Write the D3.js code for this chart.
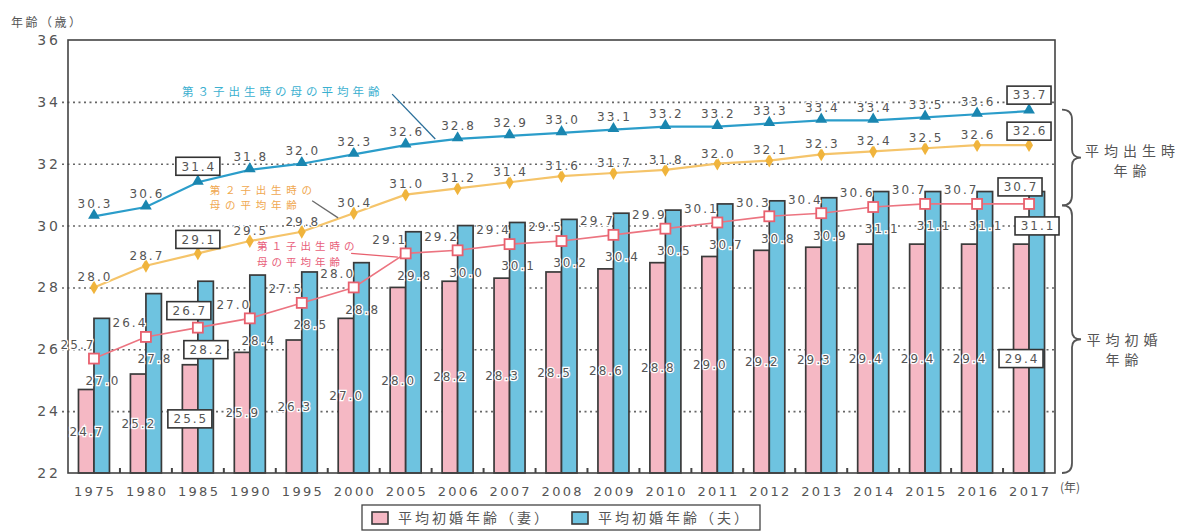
<!DOCTYPE html>
<html><head><meta charset="utf-8">
<script src="https://cdn.jsdelivr.net/npm/d3@7"></script>
<style>body{margin:0;background:#fff} svg{display:block}</style>
</head><body>
<svg id="c" width="1188" height="532"></svg>
<script>
// ---------- data ----------
const years = ["1975","1980","1985","1990","1995","2000","2005","2006","2007","2008","2009","2010","2011","2012","2013","2014","2015","2016","2017"];
const wifeFirstMarriage    = [24.7,25.2,25.5,25.9,26.3,27.0,28.0,28.2,28.3,28.5,28.6,28.8,29.0,29.2,29.3,29.4,29.4,29.4,29.4];
const husbandFirstMarriage = [27.0,27.8,28.2,28.4,28.5,28.8,29.8,30.0,30.1,30.2,30.4,30.5,30.7,30.8,30.9,31.1,31.1,31.1,31.1];
const motherFirstChild     = [25.7,26.4,26.7,27.0,27.5,28.0,29.1,29.2,29.4,29.5,29.7,29.9,30.1,30.3,30.4,30.6,30.7,30.7,30.7];
const motherSecondChild    = [28.0,28.7,29.1,29.5,29.8,30.4,31.0,31.2,31.4,31.6,31.7,31.8,32.0,32.1,32.3,32.4,32.5,32.6,32.6];
const motherThirdChild     = [30.3,30.6,31.4,31.8,32.0,32.3,32.6,32.8,32.9,33.0,33.1,33.2,33.2,33.3,33.4,33.4,33.5,33.6,33.7];
const yTicks = [22,24,26,28,30,32,34,36];
const gridTicks = [24,26,28,30,32,34];
const boxedYears = ["1985","2017"];
const legendLabels = ["平均初婚年齢（妻）","平均初婚年齢（夫）"];
const yTitle = "年齢（歳）";
const xUnit = "(年)";
const braceLabels = [["平均出生時","年齢"],["平均初婚","年齢"]];
const annoThird = ["第３子出生時の母の平均年齢"];
const annoSecond = ["第２子出生時の","母の平均年齢"];
const annoFirst = ["第１子出生時の","母の平均年齢"];

// ---------- setup ----------
const NUM = "'DejaVu Sans', sans-serif";
const JP = "'Noto Sans CJK JP', 'Noto Sans CJK SC', sans-serif";
const svg = d3.select("#c");
const L = 68, R = 1055, T = 40, B = 473;
const x = d3.scaleBand().domain(years).range([L, R]).padding(0);
const xi = d3.scaleLinear().domain([-0.5, years.length - 0.5]).range([L, R]);
const y = d3.scaleLinear().domain([22, 36]).range([B, T]);
const cx = d => x(d) + x.bandwidth() / 2;
const bw = 15.5;

const col = {
  pink: "#f5b8c4", blue: "#6ec3e0", edge: "#3a3a3a",
  third: "#2b9dca", thirdMk: "#1a86b0",
  second: "#f5c46a", secondMk: "#f0b43c",
  first: "#ec7480", firstMk: "#e8606e",
  text: "#555"
};

// ---------- grid ----------
svg.append("g").attr("transform", `translate(${L},0)`)
  .call(d3.axisLeft(y).tickValues(gridTicks).tickSize(-(R - L) - 6).tickFormat(""))
  .call(g => g.select(".domain").remove())
  .call(g => g.selectAll(".tick line").attr("transform", "translate(-6,0)")
    .attr("stroke", "#666").attr("stroke-width", 1.6).attr("stroke-dasharray", "2,3.5"));

// ---------- bars ----------
const bars = svg.append("g");
bars.selectAll("rect.w").data(years).join("rect")
  .attr("x", d => cx(d) - bw).attr("width", bw)
  .attr("y", (d, i) => y(wifeFirstMarriage[i])).attr("height", (d, i) => y(22) - y(wifeFirstMarriage[i]))
  .attr("fill", col.pink).attr("stroke", col.edge).attr("stroke-width", 1.7);
bars.selectAll("rect.h").data(years).join("rect")
  .attr("x", d => cx(d)).attr("width", bw)
  .attr("y", (d, i) => y(husbandFirstMarriage[i])).attr("height", (d, i) => y(22) - y(husbandFirstMarriage[i]))
  .attr("fill", col.blue).attr("stroke", col.edge).attr("stroke-width", 1.7);

// ---------- frame & axes ----------
svg.append("rect").attr("x", L).attr("y", T).attr("width", R - L).attr("height", B - T)
  .attr("fill", "none").attr("stroke", "#444").attr("stroke-width", 1.6);

const yAx = svg.append("g").attr("transform", `translate(${L},0)`)
  .call(d3.axisLeft(y).tickValues(yTicks).tickSize(0).tickPadding(8).tickFormat(d3.format("d")));
yAx.select(".domain").remove();
yAx.selectAll("text").attr("font-family", NUM).attr("font-size", 14).attr("fill", col.text)
  .attr("letter-spacing", 3).attr("dx", 1);

const xAx = svg.append("g").attr("transform", `translate(0,${B})`)
  .call(d3.axisBottom(x).tickSize(0).tickPadding(14));
xAx.select(".domain").remove();
xAx.selectAll("text").attr("font-family", NUM).attr("font-size", 13).attr("fill", col.text)
  .attr("letter-spacing", 2.3).attr("dx", 1.2);
// small ticks between groups
svg.append("g").selectAll("line").data(years.slice(1)).join("line")
  .attr("x1", d => x(d)).attr("x2", d => x(d)).attr("y1", B).attr("y2", B - 5)
  .attr("stroke", "#444").attr("stroke-width", 2);
svg.append("text").attr("x", R + 5).attr("y", B + 19).text(xUnit)
  .attr("font-family", JP).attr("font-size", 12).attr("fill", col.text);
svg.append("text").attr("x", 11).attr("y", 27).text(yTitle)
  .attr("font-family", JP).attr("font-size", 12).attr("fill", col.text).attr("letter-spacing", 2.5);

// ---------- lines ----------
function series(vals, lineCol, w) {
  svg.append("path").datum(vals)
    .attr("d", d3.line().x((v, i) => cx(years[i])).y(v => y(v)))
    .attr("fill", "none").attr("stroke", lineCol).attr("stroke-width", w);
}
series(motherThirdChild, col.third, 2.2);
series(motherSecondChild, col.second, 2.2);
series(motherFirstChild, col.first, 1.6);

svg.append("g").selectAll("path").data(motherThirdChild).join("path")
  .attr("d", d3.symbol(d3.symbolTriangle, 60))
  .attr("transform", (v, i) => `translate(${cx(years[i])},${y(v) - 1})`)
  .attr("fill", col.thirdMk);
svg.append("g").selectAll("path").data(motherSecondChild).join("path")
  .attr("d", d3.symbol(d3.symbolDiamond, 55))
  .attr("transform", (v, i) => `translate(${cx(years[i])},${y(v)})`)
  .attr("fill", col.secondMk);
svg.append("g").selectAll("rect").data(motherFirstChild).join("rect")
  .attr("x", (v, i) => cx(years[i]) - 5).attr("y", v => y(v) - 5).attr("width", 10).attr("height", 10)
  .attr("fill", "#fff").attr("stroke", col.firstMk).attr("stroke-width", 1.8);

// ---------- annotations ----------
function multi(lines, x0, baseYs, color, size, ls) {
  lines.forEach((s, k) => svg.append("text").attr("x", x0).attr("y", baseYs[k]).text(s)
    .attr("font-family", JP).attr("font-size", size).attr("fill", color).attr("letter-spacing", ls));
}
function leader(a, b, color) {
  svg.append("line").attr("x1", xi(a[0])).attr("y1", y(a[1])).attr("x2", xi(b[0])).attr("y2", y(b[1]))
    .attr("stroke", color).attr("stroke-width", 1.3);
}
multi(annoThird, xi(1.695), [y(34.19)], "#3bb0d0", 11.5, 4);
leader([5.74, 34.25], [6.57, 32.80], "#2a6f9a");
multi(annoSecond, xi(2.23), [y(31.02), y(30.52)], "#f0a850", 10.5, 4.8);
leader([4.20, 30.80], [4.70, 30.25], "#6a6a6a");
multi(annoFirst, xi(3.14), [y(29.20), y(28.70)], "#e8607a", 10.5, 4);
leader([4.95, 29.10], [5.85, 28.98], "#e8606e");

// ---------- value labels ----------
const lab = svg.append("g");
function label(txt, px, py, boxed) {
  if (boxed) {
    const w = 44, h = 18;
    lab.append("rect").attr("x", px - w / 2).attr("y", py - h / 2).attr("width", w).attr("height", h)
      .attr("fill", "#fff").attr("stroke", "#333").attr("stroke-width", 1.6);
  }
  lab.append("text").attr("x", px + 1).attr("y", py).attr("dy", "0.36em").text(txt)
    .attr("text-anchor", "middle").attr("font-family", NUM).attr("font-size", 12)
    .attr("letter-spacing", 2).attr("fill", col.text)
    .attr("stroke", boxed ? "none" : "#fff").attr("stroke-width", 2.5).attr("paint-order", "stroke");
}
const f1 = d3.format(".1f");
years.forEach((yr, i) => {
  const c = cx(yr), bx = boxedYears.includes(yr);
  label(f1(motherThirdChild[i]), c, y(motherThirdChild[i]) - (bx ? 16 : 13), bx);
  label(f1(motherSecondChild[i]), c, y(motherSecondChild[i]) - (bx ? 14 : 10.5), bx);
  label(f1(motherFirstChild[i]), c - (bx ? 9 : 17), y(motherFirstChild[i]) - (bx ? 17 : 14), bx);
  label(f1(husbandFirstMarriage[i]), c + 8, y(motherFirstChild[i]) + 22, bx);
  label(f1(wifeFirstMarriage[i]), c - 8, y((wifeFirstMarriage[i] + 22) / 2), bx);
});

// ---------- braces ----------
function brace(v0, v1) {
  const t = y(v0), b = y(v1), m = (t + b) / 2, x0 = 1062, x1 = 1072, x2 = 1081;
  svg.append("path").attr("d",
    `M${x0},${t} Q${x1},${t} ${x1},${t + 10} L${x1},${m - 8} Q${x1},${m} ${x2},${m} Q${x1},${m} ${x1},${m + 8} L${x1},${b - 10} Q${x1},${b} ${x0},${b}`)
    .attr("fill", "none").attr("stroke", "#555").attr("stroke-width", 1.8);
  return m;
}
const m1 = brace(33.75, 30.65), m2 = brace(30.65, 22);
function centered(lines, px, ys) {
  lines.forEach((s, k) => svg.append("text").attr("x", px + 2.5).attr("y", ys[k]).text(s)
    .attr("text-anchor", "middle").attr("font-family", JP).attr("font-size", 14)
    .attr("fill", col.text).attr("letter-spacing", 5));
}
centered(braceLabels[0], 1130, [m1 - 2, m1 + 18]);
centered(braceLabels[1], 1122, [m2 + 6, m2 + 26]);

// ---------- legend ----------
const lg = svg.append("g");
lg.append("rect").attr("x", 362).attr("y", 505).attr("width", 398).attr("height", 25)
  .attr("fill", "#fff").attr("stroke", "#444").attr("stroke-width", 1.3);
[[col.pink, 372, legendLabels[0]], [col.blue, 572, legendLabels[1]]].forEach(([c, lx, t]) => {
  lg.append("rect").attr("x", lx).attr("y", 512).attr("width", 16).attr("height", 12)
    .attr("fill", c).attr("stroke", col.edge).attr("stroke-width", 1.6);
  lg.append("text").attr("x", lx + 26).attr("y", 523).text(t)
    .attr("font-family", JP).attr("font-size", 14).attr("fill", col.text).attr("letter-spacing", 3);
});
</script>
</body></html>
------------------------------
> [Your task]: Set the lines above down again, word for word, from the first through the one containing "const bw = 15.5;"; pictures excluded.

> [Solved problem]:
Write the D3.js code for this chart.
<!DOCTYPE html>
<html><head><meta charset="utf-8">
<script src="https://cdn.jsdelivr.net/npm/d3@7"></script>
<style>body{margin:0;background:#fff} svg{display:block}</style>
</head><body>
<svg id="c" width="1188" height="532"></svg>
<script>
// ---------- data ----------
const years = ["1975","1980","1985","1990","1995","2000","2005","2006","2007","2008","2009","2010","2011","2012","2013","2014","2015","2016","2017"];
const wifeFirstMarriage    = [24.7,25.2,25.5,25.9,26.3,27.0,28.0,28.2,28.3,28.5,28.6,28.8,29.0,29.2,29.3,29.4,29.4,29.4,29.4];
const husbandFirstMarriage = [27.0,27.8,28.2,28.4,28.5,28.8,29.8,30.0,30.1,30.2,30.4,30.5,30.7,30.8,30.9,31.1,31.1,31.1,31.1];
const motherFirstChild     = [25.7,26.4,26.7,27.0,27.5,28.0,29.1,29.2,29.4,29.5,29.7,29.9,30.1,30.3,30.4,30.6,30.7,30.7,30.7];
const motherSecondChild    = [28.0,28.7,29.1,29.5,29.8,30.4,31.0,31.2,31.4,31.6,31.7,31.8,32.0,32.1,32.3,32.4,32.5,32.6,32.6];
const motherThirdChild     = [30.3,30.6,31.4,31.8,32.0,32.3,32.6,32.8,32.9,33.0,33.1,33.2,33.2,33.3,33.4,33.4,33.5,33.6,33.7];
const yTicks = [22,24,26,28,30,32,34,36];
const gridTicks = [24,26,28,30,32,34];
const boxedYears = ["1985","2017"];
const legendLabels = ["平均初婚年齢（妻）","平均初婚年齢（夫）"];
const yTitle = "年齢（歳）";
const xUnit = "(年)";
const braceLabels = [["平均出生時","年齢"],["平均初婚","年齢"]];
const annoThird = ["第３子出生時の母の平均年齢"];
const annoSecond = ["第２子出生時の","母の平均年齢"];
const annoFirst = ["第１子出生時の","母の平均年齢"];

// ---------- setup ----------
const NUM = "'DejaVu Sans', sans-serif";
const JP = "'Noto Sans CJK JP', 'Noto Sans CJK SC', sans-serif";
const svg = d3.select("#c");
const L = 68, R = 1055, T = 40, B = 473;
const x = d3.scaleBand().domain(years).range([L, R]).padding(0);
const xi = d3.scaleLinear().domain([-0.5, years.length - 0.5]).range([L, R]);
const y = d3.scaleLinear().domain([22, 36]).range([B, T]);
const cx = d => x(d) + x.bandwidth() / 2;
const bw = 15.5;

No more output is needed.